• _EXERCISE DIRECTIONS_:
Nothing may be dropped or altered: reproduce all the data.

• _SUPPLIED MATERIAL_:
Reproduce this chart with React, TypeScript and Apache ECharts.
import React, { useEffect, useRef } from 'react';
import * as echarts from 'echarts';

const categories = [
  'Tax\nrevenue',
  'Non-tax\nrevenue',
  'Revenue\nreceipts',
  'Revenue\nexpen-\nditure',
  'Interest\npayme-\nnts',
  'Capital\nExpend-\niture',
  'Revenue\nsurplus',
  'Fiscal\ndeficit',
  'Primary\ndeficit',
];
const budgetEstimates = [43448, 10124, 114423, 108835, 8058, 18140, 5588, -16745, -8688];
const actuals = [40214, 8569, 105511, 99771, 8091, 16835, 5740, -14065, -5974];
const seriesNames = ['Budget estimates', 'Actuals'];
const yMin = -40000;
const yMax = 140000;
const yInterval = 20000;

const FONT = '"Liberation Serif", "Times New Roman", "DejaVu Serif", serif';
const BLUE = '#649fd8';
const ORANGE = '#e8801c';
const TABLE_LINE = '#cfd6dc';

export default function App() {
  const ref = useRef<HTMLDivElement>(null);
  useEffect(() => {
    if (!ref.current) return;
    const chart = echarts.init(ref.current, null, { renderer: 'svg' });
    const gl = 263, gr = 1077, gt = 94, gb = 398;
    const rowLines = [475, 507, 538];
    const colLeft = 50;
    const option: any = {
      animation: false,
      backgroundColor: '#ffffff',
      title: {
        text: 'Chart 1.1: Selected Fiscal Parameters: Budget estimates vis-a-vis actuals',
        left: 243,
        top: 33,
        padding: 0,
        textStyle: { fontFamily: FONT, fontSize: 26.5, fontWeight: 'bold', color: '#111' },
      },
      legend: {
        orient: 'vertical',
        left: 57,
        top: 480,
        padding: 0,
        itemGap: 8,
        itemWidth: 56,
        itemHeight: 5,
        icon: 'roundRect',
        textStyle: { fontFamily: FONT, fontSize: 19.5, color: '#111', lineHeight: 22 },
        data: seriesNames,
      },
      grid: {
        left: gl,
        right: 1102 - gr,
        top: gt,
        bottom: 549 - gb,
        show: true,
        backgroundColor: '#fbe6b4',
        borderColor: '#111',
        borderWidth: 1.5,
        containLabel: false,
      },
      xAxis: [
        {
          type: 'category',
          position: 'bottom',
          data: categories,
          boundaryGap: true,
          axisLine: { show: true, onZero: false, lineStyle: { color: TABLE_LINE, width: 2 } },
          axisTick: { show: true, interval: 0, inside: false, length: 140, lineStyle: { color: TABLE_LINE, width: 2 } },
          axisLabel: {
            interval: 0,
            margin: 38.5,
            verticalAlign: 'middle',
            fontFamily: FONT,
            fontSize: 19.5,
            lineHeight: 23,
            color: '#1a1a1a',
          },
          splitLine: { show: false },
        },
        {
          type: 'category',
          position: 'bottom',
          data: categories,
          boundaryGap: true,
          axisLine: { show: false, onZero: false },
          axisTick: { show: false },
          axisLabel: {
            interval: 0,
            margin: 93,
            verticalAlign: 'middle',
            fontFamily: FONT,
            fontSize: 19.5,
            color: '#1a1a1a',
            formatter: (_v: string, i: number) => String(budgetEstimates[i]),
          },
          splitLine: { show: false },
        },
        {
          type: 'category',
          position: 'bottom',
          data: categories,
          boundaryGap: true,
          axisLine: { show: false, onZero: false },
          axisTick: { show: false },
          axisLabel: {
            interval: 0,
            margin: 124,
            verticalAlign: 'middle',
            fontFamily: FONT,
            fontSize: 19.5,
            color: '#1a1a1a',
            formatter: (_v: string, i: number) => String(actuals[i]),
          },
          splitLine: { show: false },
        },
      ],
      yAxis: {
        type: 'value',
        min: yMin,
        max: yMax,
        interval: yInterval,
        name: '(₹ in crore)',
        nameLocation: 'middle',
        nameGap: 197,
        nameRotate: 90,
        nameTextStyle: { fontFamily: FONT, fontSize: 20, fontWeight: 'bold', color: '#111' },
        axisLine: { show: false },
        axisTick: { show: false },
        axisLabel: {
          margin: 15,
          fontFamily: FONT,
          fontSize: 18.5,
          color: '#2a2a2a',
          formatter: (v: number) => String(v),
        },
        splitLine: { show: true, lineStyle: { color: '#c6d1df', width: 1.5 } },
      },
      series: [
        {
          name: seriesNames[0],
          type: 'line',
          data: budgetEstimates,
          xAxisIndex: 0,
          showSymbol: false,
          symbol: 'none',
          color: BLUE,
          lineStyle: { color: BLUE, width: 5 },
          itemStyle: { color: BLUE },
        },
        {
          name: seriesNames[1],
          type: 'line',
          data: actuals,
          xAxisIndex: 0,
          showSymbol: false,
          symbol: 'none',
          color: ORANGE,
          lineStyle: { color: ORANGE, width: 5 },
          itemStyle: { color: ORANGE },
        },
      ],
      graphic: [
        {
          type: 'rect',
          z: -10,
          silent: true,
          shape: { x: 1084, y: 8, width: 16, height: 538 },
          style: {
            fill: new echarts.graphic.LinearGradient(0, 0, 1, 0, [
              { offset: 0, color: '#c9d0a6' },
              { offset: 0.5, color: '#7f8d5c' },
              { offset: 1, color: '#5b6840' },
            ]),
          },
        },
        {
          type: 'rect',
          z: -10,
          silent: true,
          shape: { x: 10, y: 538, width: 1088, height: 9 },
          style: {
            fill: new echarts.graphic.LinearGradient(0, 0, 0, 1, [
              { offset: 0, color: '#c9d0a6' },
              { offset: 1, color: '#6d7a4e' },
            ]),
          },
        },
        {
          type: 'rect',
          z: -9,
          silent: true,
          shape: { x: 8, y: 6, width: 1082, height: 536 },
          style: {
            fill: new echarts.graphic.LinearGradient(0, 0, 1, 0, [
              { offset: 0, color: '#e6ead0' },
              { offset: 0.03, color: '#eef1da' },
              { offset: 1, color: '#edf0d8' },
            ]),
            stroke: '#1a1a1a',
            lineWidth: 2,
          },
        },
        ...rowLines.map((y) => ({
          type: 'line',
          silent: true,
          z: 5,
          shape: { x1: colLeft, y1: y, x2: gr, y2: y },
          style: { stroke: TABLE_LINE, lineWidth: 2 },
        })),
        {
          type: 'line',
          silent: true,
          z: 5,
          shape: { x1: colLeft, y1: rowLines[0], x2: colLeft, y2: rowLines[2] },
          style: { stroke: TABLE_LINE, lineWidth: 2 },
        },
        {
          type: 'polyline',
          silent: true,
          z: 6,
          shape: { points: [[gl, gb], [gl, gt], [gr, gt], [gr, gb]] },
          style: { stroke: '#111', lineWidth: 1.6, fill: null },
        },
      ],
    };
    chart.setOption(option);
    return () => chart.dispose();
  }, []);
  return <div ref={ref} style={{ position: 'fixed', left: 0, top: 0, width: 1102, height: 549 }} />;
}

• _ANSWER FOR THE TASK_:
Reproduce this chart with React, TypeScript and Apache ECharts.
import React, { useEffect, useRef } from 'react';
import * as echarts from 'echarts';

const categories = [
  'Tax\nrevenue',
  'Non-tax\nrevenue',
  'Revenue\nreceipts',
  'Revenue\nexpen-\nditure',
  'Interest\npayme-\nnts',
  'Capital\nExpend-\niture',
  'Revenue\nsurplus',
  'Fiscal\ndeficit',
  'Primary\ndeficit',
];
const budgetEstimates = [43448, 10124, 114423, 108835, 8058, 18140, 5588, -16745, -8688];
const actuals = [40214, 8569, 105511, 99771, 8091, 16835, 5740, -14065, -5974];
const seriesNames = ['Budget estimates', 'Actuals'];
const yMin = -40000;
const yMax = 140000;
const yInterval = 20000;

const FONT = '"Liberation Serif", "Times New Roman", "DejaVu Serif", serif';
const BLUE = '#649fd8';
const ORANGE = '#e8801c';
const TABLE_LINE = '#cfd6dc';

export default function App() {
  const ref = useRef<HTMLDivElement>(null);
  useEffect(() => {
    if (!ref.current) return;
    const chart = echarts.init(ref.current, null, { renderer: 'svg' });
    const gl = 263, gr = 1077, gt = 94, gb = 398;
    const rowLines = [475, 507, 538];
    const colLeft = 50;
    const option: any = {
      animation: false,
      backgroundColor: '#ffffff',
      title: {
        text: 'Chart 1.1: Selected Fiscal Parameters: Budget estimates vis-a-vis actuals',
        left: 243,
        top: 33,
        padding: 0,
        textStyle: { fontFamily: FONT, fontSize: 26.5, fontWeight: 'bold', color: '#111' },
      },
      legend: {
        orient: 'vertical',
        left: 57,
        top: 480,
        padding: 0,
        itemGap: 8,
        itemWidth: 56,
        itemHeight: 5,
        icon: 'roundRect',
        textStyle: { fontFamily: FONT, fontSize: 19.5, color: '#111', lineHeight: 22 },
        data: seriesNames,
      },
      grid: {
        left: gl,
        right: 1102 - gr,
        top: gt,
        bottom: 549 - gb,
        show: true,
        backgroundColor: '#fbe6b4',
        borderColor: '#111',
        borderWidth: 1.5,
        containLabel: false,
      },
      xAxis: [
        {
          type: 'category',
          position: 'bottom',
          data: categories,
          boundaryGap: true,
          axisLine: { show: true, onZero: false, lineStyle: { color: TABLE_LINE, width: 2 } },
          axisTick: { show: true, interval: 0, inside: false, length: 140, lineStyle: { color: TABLE_LINE, width: 2 } },
          axisLabel: {
            interval: 0,
            margin: 38.5,
            verticalAlign: 'middle',
            fontFamily: FONT,
            fontSize: 19.5,
            lineHeight: 23,
            color: '#1a1a1a',
          },
          splitLine: { show: false },
        },
        {
          type: 'category',
          position: 'bottom',
          data: categories,
          boundaryGap: true,
          axisLine: { show: false, onZero: false },
          axisTick: { show: false },
          axisLabel: {
            interval: 0,
            margin: 93,
            verticalAlign: 'middle',
            fontFamily: FONT,
            fontSize: 19.5,
            color: '#1a1a1a',
            formatter: (_v: string, i: number) => String(budgetEstimates[i]),
          },
          splitLine: { show: false },
        },
        {
          type: 'category',
          position: 'bottom',
          data: categories,
          boundaryGap: true,
          axisLine: { show: false, onZero: false },
          axisTick: { show: false },
          axisLabel: {
            interval: 0,
            margin: 124,
            verticalAlign: 'middle',
            fontFamily: FONT,
            fontSize: 19.5,
            color: '#1a1a1a',
            formatter: (_v: string, i: number) => String(actuals[i]),
          },
          splitLine: { show: false },
        },
      ],
      yAxis: {
        type: 'value',
        min: yMin,
        max: yMax,
        interval: yInterval,
        name: '(₹ in crore)',
        nameLocation: 'middle',
        nameGap: 197,
        nameRotate: 90,
        nameTextStyle: { fontFamily: FONT, fontSize: 20, fontWeight: 'bold', color: '#111' },
        axisLine: { show: false },
        axisTick: { show: false },
        axisLabel: {
          margin: 15,
          fontFamily: FONT,
          fontSize: 18.5,
          color: '#2a2a2a',
          formatter: (v: number) => String(v),
        },
        splitLine: { show: true, lineStyle: { color: '#c6d1df', width: 1.5 } },
      },
      series: [
        {
          name: seriesNames[0],
          type: 'line',
          data: budgetEstimates,
          xAxisIndex: 0,
          showSymbol: false,
          symbol: 'none',
          color: BLUE,
          lineStyle: { color: BLUE, width: 5 },
          itemStyle: { color: BLUE },
        },
        {
          name: seriesNames[1],
          type: 'line',
          data: actuals,
          xAxisIndex: 0,
          showSymbol: false,
          symbol: 'none',
          color: ORANGE,
          lineStyle: { color: ORANGE, width: 5 },
          itemStyle: { color: ORANGE },
        },
      ],
      graphic: [
        {
          type: 'rect',
          z: -10,
          silent: true,
          shape: { x: 1084, y: 8, width: 16, height: 538 },
          style: {
            fill: new echarts.graphic.LinearGradient(0, 0, 1, 0, [
              { offset: 0, color: '#c9d0a6' },
              { offset: 0.5, color: '#7f8d5c' },
              { offset: 1, color: '#5b6840' },
            ]),
          },
        },
        {
          type: 'rect',
          z: -10,
          silent: true,
          shape: { x: 10, y: 538, width: 1088, height: 9 },
          style: {
            fill: new echarts.graphic.LinearGradient(0, 0, 0, 1, [
              { offset: 0, color: '#c9d0a6' },
              { offset: 1, color: '#6d7a4e' },
            ]),
          },
        },
        {
          type: 'rect',
          z: -9,
          silent: true,
          shape: { x: 8, y: 6, width: 1082, height: 536 },
          style: {
            fill: new echarts.graphic.LinearGradient(0, 0, 1, 0, [
              { offset: 0, color: '#e6ead0' },
              { offset: 0.03, color: '#eef1da' },
              { offset: 1, color: '#edf0d8' },
            ]),
            stroke: '#1a1a1a',
            lineWidth: 2,
          },
        },
        ...rowLines.map((y) => ({
          type: 'line',
          silent: true,
          z: 5,
          shape: { x1: colLeft, y1: y, x2: gr, y2: y },
          style: { stroke: TABLE_LINE, lineWidth: 2 },
        })),
        {
          type: 'line',
          silent: true,
          z: 5,
          shape: { x1: colLeft, y1: rowLines[0], x2: colLeft, y2: rowLines[2] },
          style: { stroke: TABLE_LINE, lineWidth: 2 },
        },
        {
          type: 'polyline',
          silent: true,
          z: 6,
          shape: { points: [[gl, gb], [gl, gt], [gr, gt], [gr, gb]] },
          style: { stroke: '#111', lineWidth: 1.6, fill: null },
        },
      ],
    };
    chart.setOption(option);
    return () => chart.dispose();
  }, []);
  return <div ref={ref} style={{ position: 'fixed', left: 0, top: 0, width: 1102, height: 549 }} />;
}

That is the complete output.